KOMPAS.com - Luapan anak Sungai Brantas memicu banjir bandang yang menerjang Kota Batu, Jawa Timur pada Kamis (4/11/2021) sore. Luapan anak sungai tersebut membawa material lumpur dan kayu.
Dari bencana di Kota Batu, ada tujuh warga yang meninggal dunia dan 89 kepala keluarga yang terdampak.
Selain itu ada 35 rumah rusak, 33 rumah terendam lumpur, 7 mobil dan 73 motor rusak, 107 ekor ternak hanyut dan 10 kandang ternak rusak.
Baca juga: Asal-usul Nama Pasuruan
Bagi masyarakat Jawa Timur, Sungai Brantas adalah berkah. Dari kaki Gunung Arjuna di Malang, sungai besar (bengawan) Brantas bersama 39 anak sungainya menggeliat dan membentang di 15 kabupaten di Jawa Timur.
Legenda Sungai Brantas tak bisa dilepaskan dari Kediri.
Dikutip dari Kompas.com, diceritakan di masa lalu, kawasan Kediri adalah sebuah kerajaan besar bernama Kerajaan Medang yang saat itu dipimpin oleh Prabu Airlangga.
Baca juga: Asal-usul Kaum Abangan
Sang Prabu berasal dari Bali dan menjadi Raja Medang setelah menikahi seorang putri Raja medang.
Prabu Airlangga dikenal sebagai sosok yang religius.
Saat usianya sudah senja, ia memilih menjadi seorang pertapa. Ia pun menyerahkan tahta kerajaan kepada putri permaisuri yang berama Dyah Sangmawijaya.
Namun Dyah menolak karena juga memilih menjadi pertapa seperti ayahnya.
Prabu merasa bingung dan agar adil, ia meminta batuan Empu Baradha untuk membagi Kerajaan Medang menjadi dua bagian untuk kedua putranya.
Dengan kesaktiannya Empu Baradha pun terbang dengan membawa kendi yang berisi air. Ia kemudian menumpahkan air kendi itu dari angkasa persis di tengah-tengah Kerajaa Medang.
Ajaibnya, tanah yang terkena air dari kendi tersebut berubah menjadi sungai yang kini dikenal dengan Sungai Brantas.

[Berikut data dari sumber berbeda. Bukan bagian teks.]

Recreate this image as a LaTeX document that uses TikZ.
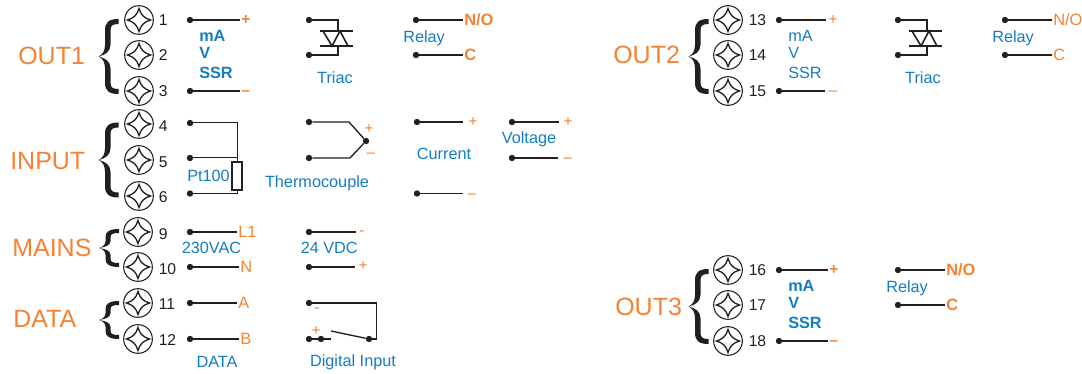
\documentclass[tikz,border=0pt]{standalone}
\usepackage{fontspec}
\setmainfont{Liberation Sans}
\definecolor{wireblack}{RGB}{35,31,32}
\definecolor{tagorange}{RGB}{245,130,50}
\definecolor{labelblue}{RGB}{20,125,195}
\tikzset{
  screwhead/.style={circle,draw=wireblack,line width=0.8pt,minimum size=21.5pt,inner sep=0pt,
    path picture={\draw[wireblack,line width=1pt,shift={(path picture bounding box.center)}]
      (-11.5,0) .. controls (-5,-2) and (-2,-5) .. (0,-11.5) .. controls (2,-5) and (5,-2) .. (11.5,0)
      .. controls (5,2) and (2,5) .. (0,11.5) .. controls (-2,5) and (-5,2) .. (-11.5,0) -- cycle;}},
  termnum/.style={anchor=west,inner sep=0.75pt,text=wireblack,font=\fontsize{11.75}{13}\selectfont},
  wiredot/.style={circle,fill=wireblack,minimum size=4.8pt,inner sep=0pt},
  wire/.style={draw=wireblack,line width=1pt},
  heavywire/.style={draw=wireblack,line width=1.35pt},
  grouptag/.style={anchor=west,inner sep=0pt,text=tagorange,font=\fontsize{18.75}{22}\selectfont},
  endtag/.style={anchor=west,inner sep=0.75pt,text=tagorange,font=\fontsize{12.3}{14}\selectfont},
  signtag/.style={inner sep=0.75pt,text=tagorange,text height=7pt,text depth=0pt,font=\fontsize{11.5}{14}\selectfont},
  boldsign/.style={signtag,anchor=west,font=\bfseries\fontsize{11.5}{14}\selectfont},
  boldend/.style={endtag,font=\bfseries\fontsize{12.3}{14}\selectfont},
  bluetext/.style={inner sep=0pt,text=labelblue,font=\fontsize{12.2}{14}\selectfont},
  bluebold/.style={anchor=west,inner sep=0pt,text=labelblue,font=\bfseries\fontsize{12.2}{14}\selectfont},
  wirebrace/.pic={
    \fill[wireblack] (0,0) .. controls (4.5,-2) and (6.5,-6) .. (6.5,-12) -- (6.5,-26)
      .. controls (6.5,-34) and (10,-37.5) .. (20,-37.5) -- (20,-32.5)
      .. controls (14,-32.5) and (12,-31) .. (12,-26) -- (12,-12)
      .. controls (12,-5) and (7,-1.5) .. (0,0)
      .. controls (7,1.5) and (12,5) .. (12,12) -- (12,26)
      .. controls (12,31) and (14,32.5) .. (20,32.5) -- (20,37.5)
      .. controls (10,37.5) and (6.5,34) .. (6.5,26) -- (6.5,12)
      .. controls (6.5,6) and (4.5,2) .. (0,0) -- cycle;
  },
  shortbrace/.pic={
    \fill[wireblack] (0,0) .. controls (4.5,-1.5) and (6.5,-3.5) .. (6.5,-7) -- (6.5,-11)
      .. controls (6.5,-16) and (10,-19) .. (20,-19) -- (20,-15)
      .. controls (14,-15) and (11.5,-14) .. (11.5,-11) -- (11.5,-7)
      .. controls (11.5,-3) and (7,-1) .. (0,0)
      .. controls (7,1) and (11.5,3) .. (11.5,7) -- (11.5,11)
      .. controls (11.5,14) and (14,15) .. (20,15) -- (20,19)
      .. controls (10,19) and (6.5,16) .. (6.5,11) -- (6.5,7)
      .. controls (6.5,3.5) and (4.5,1.5) .. (0,0) -- cycle;
  }
}
\begin{document}
\begin{tikzpicture}[x=0.75pt,y=0.75pt,yscale=-1,xscale=1]
	\useasboundingbox (0,0) rectangle (1082,374);

	\draw (18,56) node (out1tag) [grouptag] {OUT1};
	\draw (10,161) node (inputtag) [grouptag] {INPUT};
	\draw (12,248) node (mainstag) [grouptag] {MAINS};
	\draw (13,319) node (datatag) [grouptag] {DATA};
	\draw (613,55) node (out2tag) [grouptag] {OUT2};
	\draw (615,307) node (out3tag) [grouptag] {OUT3};

	\pic at (98.5,56.5) {wirebrace};
	\pic at (98.5,160) {wirebrace};
	\pic at (99,248) {shortbrace};
	\pic at (99,320) {shortbrace};
	\pic at (688.5,56.5) {wirebrace};
	\pic at (688.5,306.5) {wirebrace};

	\draw (139,20) node (t1) [screwhead] {};
	\draw (139,55) node (t2) [screwhead] {};
	\draw (139,91) node (t3) [screwhead] {};
	\draw (139,124) node (t4) [screwhead] {};
	\draw (139,160) node (t5) [screwhead] {};
	\draw (139,196) node (t6) [screwhead] {};
	\draw (138,232) node (t9) [screwhead] {};
	\draw (138,267) node (t10) [screwhead] {};
	\draw (138,303) node (t11) [screwhead] {};
	\draw (138,339) node (t12) [screwhead] {};
	\draw (728,20) node (t13) [screwhead] {};
	\draw (728,55) node (t14) [screwhead] {};
	\draw (728,91) node (t15) [screwhead] {};
	\draw (728,270) node (t16) [screwhead] {};
	\draw (728,305) node (t17) [screwhead] {};
	\draw (728,341) node (t18) [screwhead] {};

	\draw (157.5,20) node (n1) [termnum] {1};
	\draw (157.5,55) node (n2) [termnum] {2};
	\draw (157.5,91) node (n3) [termnum] {3};
	\draw (157.5,126) node (n4) [termnum] {4};
	\draw (157.5,162) node (n5) [termnum] {5};
	\draw (157.5,197) node (n6) [termnum] {6};
	\draw (157.5,234) node (n9) [termnum] {9};
	\draw (157.5,269) node (n10) [termnum] {10};
	\draw (157.5,304) node (n11) [termnum] {11};
	\draw (157.5,340) node (n12) [termnum] {12};
	\draw (747.5,20) node (n13) [termnum] {13};
	\draw (747.5,55) node (n14) [termnum] {14};
	\draw (747.5,91) node (n15) [termnum] {15};
	\draw (747.5,270) node (n16) [termnum] {16};
	\draw (747.5,305) node (n17) [termnum] {17};
	\draw (747.5,341) node (n18) [termnum] {18};

	\draw (190,20) node (o1a) [wiredot] {};
	\draw (190,91) node (o1b) [wiredot] {};
	\draw (240,20) node (o1plus) [boldsign] {+};
	\draw (240,91) node (o1minus) [boldsign] {–};
	\draw [wire] (o1a) -- (o1plus.west);
	\draw [wire] (o1b) -- (o1minus.west);
	\draw (199,36) node (o1ma) [bluebold] {mA};
	\draw (199,53) node (o1v) [bluebold] {V};
	\draw (199,73) node (o1ssr) [bluebold] {SSR};

	\draw (309,20) node (o1ta) [wiredot] {};
	\draw (309,55) node (o1tb) [wiredot] {};
	\coordinate (o1tu) at (338,31);
	\coordinate (o1tl) at (338,46);
	\draw [wire] (o1ta) -| (o1tu);
	\draw [wire] (o1tb) -| (o1tl);
	\draw [wire] (320,31) -- (353,31);
	\draw [wire] (320,46) -- (353,46);
	\draw [wire,line width=1.2pt] (323,31) -- (332,46) -- (340,31) -- (348,46) -- (331,46);
	\draw (335,78) node (o1triac) [bluetext] {Triac};

	\draw (416,20) node (o1ra) [wiredot] {};
	\draw (416,55) node (o1rb) [wiredot] {};
	\draw (463,20) node (o1no) [boldend] {N/O};
	\draw (463,55) node (o1c) [boldend] {C};
	\draw [wire] (o1ra) -- (o1no.west);
	\draw [wire] (o1rb) -- (o1c.west);
	\draw (403,38) node (o1relay) [bluetext,anchor=west] {Relay};

	\draw (190,123) node (pa) [wiredot] {};
	\draw (190,158) node (pb) [wiredot] {};
	\draw (190,193.5) node (pc) [wiredot] {};
	\draw (237,176) node (ptres) [draw=wireblack,line width=0.8pt,minimum width=7.5pt,minimum height=21pt,inner sep=0pt] {};
	\coordinate (pj) at (237,158);
	\draw [wire,line width=0.75pt] (pa) -| (ptres.north);
	\draw [wire,line width=0.75pt] (pb) -- (pj);
	\draw [wire,line width=0.75pt] (pc) -| (ptres.south);
	\draw (187,176) node (ptlabel) [bluetext,anchor=west] {Pt100};

	\draw (309,122) node (tca) [wiredot] {};
	\draw (309,158) node (tcb) [wiredot] {};
	\draw (366,141) node (tcj) [wiredot] {};
	\draw [wire] (tca) -- (349,122) -- (tcj);
	\draw [wire] (tcb) -- (350,158) -- (tcj);
	\draw (369,129) node (tcplus) [signtag] {+};
	\draw (371,153) node (tcminus) [signtag] {–};
	\draw (317,183.5) node (tclabel) [bluetext] {Thermocouple};

	\draw (417,122) node (ca) [wiredot] {};
	\draw (417,193.5) node (cb) [wiredot] {};
	\draw (473,122) node (cplus) [signtag] {+};
	\draw (472,193.5) node (cminus) [signtag] {–};
	\coordinate (cae) at (463,122);
	\coordinate (cbe) at (463,193.5);
	\draw [wire] (ca) -- (cae);
	\draw [wire] (cb) -- (cbe);
	\draw (444,153.5) node (clabel) [bluetext] {Current};

	\draw (512,122) node (va) [wiredot] {};
	\draw (512,158) node (vb) [wiredot] {};
	\draw (568,122) node (vplus) [signtag] {+};
	\draw (568,158) node (vminus) [signtag] {–};
	\coordinate (vae) at (559,122);
	\coordinate (vbe) at (558,158);
	\draw [wire] (va) -- (vae);
	\draw [wire] (vb) -- (vbe);
	\draw (529,139.5) node (vlabel) [bluetext] {Voltage};

	\draw (190,232) node (ma) [wiredot] {};
	\draw (190,267) node (mb) [wiredot] {};
	\draw (237,232) node (ml1) [endtag] {L1};
	\draw (239,267) node (mn) [endtag] {N};
	\draw [wire] (ma) -- (ml1.west);
	\draw [wire] (mb) -- (mn.west);
	\draw (181.5,248) node (macl) [bluetext,anchor=west] {230VAC};

	\draw (309,232) node (da) [wiredot] {};
	\draw (309,267) node (db) [wiredot] {};
	\draw (362,231) node (dminus) [signtag] {-};
	\draw (363,266) node (dplus) [signtag] {+};
	\coordinate (dae) at (356,232);
	\coordinate (dbe) at (355,267);
	\draw [wire] (da) -- (dae);
	\draw [wire] (db) -- (dbe);
	\draw (300.5,248) node (dcl) [bluetext,anchor=west] {24 VDC};

	\draw (190,303) node (sa) [wiredot] {};
	\draw (190,339) node (sb) [wiredot] {};
	\draw (237,303) node (sat) [endtag] {A};
	\draw (239,339) node (sbt) [endtag] {B};
	\draw [wire] (sa) -- (sat.west);
	\draw [wire] (sb) -- (sbt.west);
	\draw (217,361.5) node (slabel) [bluetext] {DATA};

	\draw (309,303) node (dia) [wiredot] {};
	\draw (309,339) node (dib) [wiredot] {};
	\draw (321,339) node (dic) [wiredot] {};
	\draw (369,339) node (did) [wiredot] {};
	\coordinate (diopen) at (331,339);
	\coordinate (diarm) at (331,331);
	\coordinate (dicorner) at (376.5,303);
	\draw [wire] (dia) -- (dicorner) -- (376.5,339) -- (did);
	\draw [wire] (dib) -- (dic) -- (diopen);
	\draw [wire] (diarm) -- (did);
	\draw (317,308) node (diminus) [signtag] {-};
	\draw (316,331) node (diplus) [signtag] {+};
	\draw (353,362.5) node (dilabel) [bluetext] {Digital Input};

	\draw (779,20) node (o2a) [wiredot] {};
	\draw (779,91) node (o2b) [wiredot] {};
	\draw (833,20) node (o2plus) [signtag] {+};
	\draw (833,91) node (o2minus) [signtag] {–};
	\coordinate (o2ae) at (826,20);
	\coordinate (o2be) at (825,91);
	\draw [wire] (o2a) -- (o2ae);
	\draw [wire] (o2b) -- (o2be);
	\draw (788,36) node (o2ma) [bluetext,anchor=west] {mA};
	\draw (788,53) node (o2v) [bluetext,anchor=west] {V};
	\draw (788,73) node (o2ssr) [bluetext,anchor=west] {SSR};

	\draw (898,20) node (o2ta) [wiredot] {};
	\draw (898,55) node (o2tb) [wiredot] {};
	\coordinate (o2tu) at (927,31);
	\coordinate (o2tl) at (927,46);
	\draw [wire] (o2ta) -| (o2tu);
	\draw [wire] (o2tb) -| (o2tl);
	\draw [wire] (909,31) -- (942,31);
	\draw [wire] (909,46) -- (942,46);
	\draw [wire,line width=1.2pt] (912,31) -- (921,46) -- (929,31) -- (937,46) -- (920,46);
	\draw (923,78) node (o2triac) [bluetext] {Triac};

	\draw (1005,20) node (o2ra) [wiredot] {};
	\draw (1005,55) node (o2rb) [wiredot] {};
	\draw (1052,20) node (o2no) [endtag] {N/O};
	\draw (1052,55) node (o2c) [endtag] {C};
	\draw [wire] (o2ra) -- (o2no.west);
	\draw [wire] (o2rb) -- (o2c.west);
	\draw (992,38) node (o2relay) [bluetext,anchor=west] {Relay};

	\draw (779,270) node (o3a) [wiredot] {};
	\draw (779,341) node (o3b) [wiredot] {};
	\draw (828,270) node (o3plus) [boldsign] {+};
	\draw (828,341) node (o3minus) [boldsign] {–};
	\draw [heavywire] (o3a) -- (o3plus.west);
	\draw [heavywire] (o3b) -- (o3minus.west);
	\draw (788,286) node (o3ma) [bluebold] {mA};
	\draw (788,303) node (o3v) [bluebold] {V};
	\draw (788,323) node (o3ssr) [bluebold] {SSR};

	\draw (898,270) node (o3ra) [wiredot] {};
	\draw (898,305) node (o3rb) [wiredot] {};
	\draw (945,270) node (o3no) [boldend] {N/O};
	\draw (945,305) node (o3c) [boldend] {C};
	\draw [wire] (o3ra) -- (o3no.west);
	\draw [wire] (o3rb) -- (o3c.west);
	\draw (886,288) node (o3relay) [bluetext,anchor=west] {Relay};
	\end{tikzpicture}
\end{document}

Baca juga: Bung Hatta dan Asal-usul Nama Indonesia
Kerajaan Medang pun kini terbagi menjadi dua wilayah yang dibatasi Sungai Brantas.
Bagian sebelah timur diserahkan kepada Raden Jayengrana yang diberi nama Kerajaan Jenggala.
Sedangkan bagian barat sungai diberikan kepada Raden Jayanagara yang diberi nama Kerajaan Kadiri atau yang kini dikenal dengan nama Kediri.
Hal itu menujukkan bahwa Sungai Brantas memiliki sejarah yang sangat panjang baik secara sosial, politik, ekonomi, kebudayaan dan militer.
Bahkan Sungai Brantas menjadi saksi era kerajaan yang muncul silih berganti, mulai dari Kerajaan Mataram Mpu Sindok (akhir abad ke-9 Masehi) hingga masa akhir Kerajaan Majapahit di abad ke-16 Masehi.
Di masa Kerajaan Mapapahit, Sang Raja Hayam Wuruk mengeluarkan Prasasti Canggu (1358 Masehi). Prasasti tersebut menyebutkan hak-hak istimewa pada penjaga tempat penyebarangan di Sungai Brantas.
Baca juga: Hayam Wuruk, Raja Terbesar Kerajaan Majapahit
Saat ini Canggu berada di Kecamatan Jetis, Kabupaten Mojokerto yang terletak di sepanjang aliran Sungai Kalimas (cabang dari Sungai Brantas).
Di masa lalu, desa-desa di pinggir sungai (nitipradesa) yang menjadi lokasi panambangan adalah daerah perdikan sebagai imbalan atas kewajiban menyeberangkan penduduk dan pedagang secara cuma-cuma.